Cut the tomatoes roughly - add to the bowl.
In boiling water, add broad beans for 2 minutes, drain and run under cold water until cool. You may need to peel the broad beans if they are not young – add them to bowl.
Add balsamic, extra virgin olive oil and mix with the basil.
Arrange on the plate in a pretty design and serve with sourdough.
Visit zaraskitchen.co.uk
Ellie Short, Chilli Bees
Burrata With Heirloom Tomatoes
“I love this simple starter which lets the ingredients speak for themselves, especially when tomatoes come into their own in the summer. Burrata has become more easily accessible nowadays and can be found in both supermarkets and local cheese suppliers – depending on their size you can either have one per person or tear and share between a couple of people.”
INGREDIENTS:
Burrata – 100g per person
For the tomato salad:
Selection of mixed tomatoes such as cherry, Kumato and Roma
1/2 x red onion, finely sliced
1 x small ciabatta
1 x small clove garlic
Olive oil
METHOD:
Cut the tomatoes into different sizes and cover with a J Cloth. Slice the red onion very finely.

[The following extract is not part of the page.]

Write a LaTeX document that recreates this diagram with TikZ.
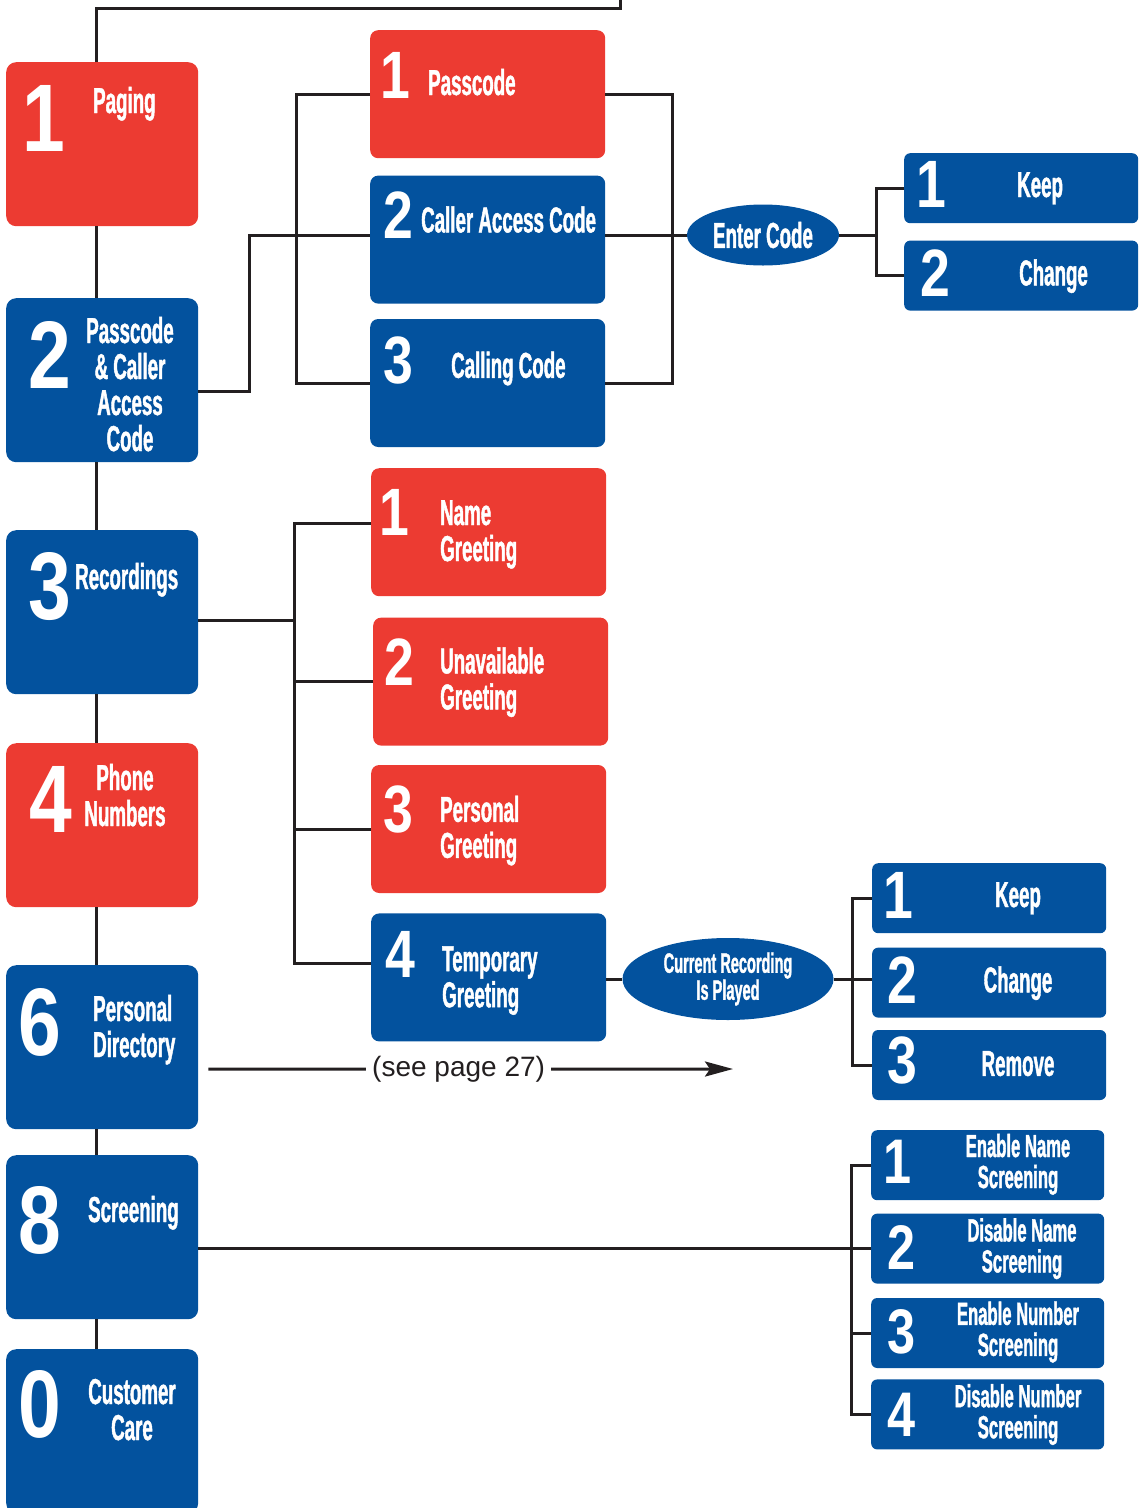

Let the ciabatta dry out overnight then cut into rough 2cm cubes and coat in finely diced garlic and olive oil. Toast in a 180 degree oven for approx. 8 minutes until crispy.
For the dressing:
Basil, finely chopped
Red wine vinegar x 4 tbsps
Olive oil x 4 tbsps
Maldon salt
Mix the vinegar, oil and chopped basil and season with a little salt
For the basil oil:
1 bunch of basil
Olive oil
Using a little hand blender blitz the basil with a little olive oil to make a vibrant green basil oil, season with a little salt and pepper
TO SERVE:
Season the tomatoes, finely sliced onion and ciabatta with the red wine vinegar dressing about 30 minutes before serving. Place the tomato mix in a circle with a hole in the middle and then place the burrata centrally (either torn or as a whole), sprinkle some Maldon salt and ground black pepper on the burrata, sprinkle with some fresh basil and serve.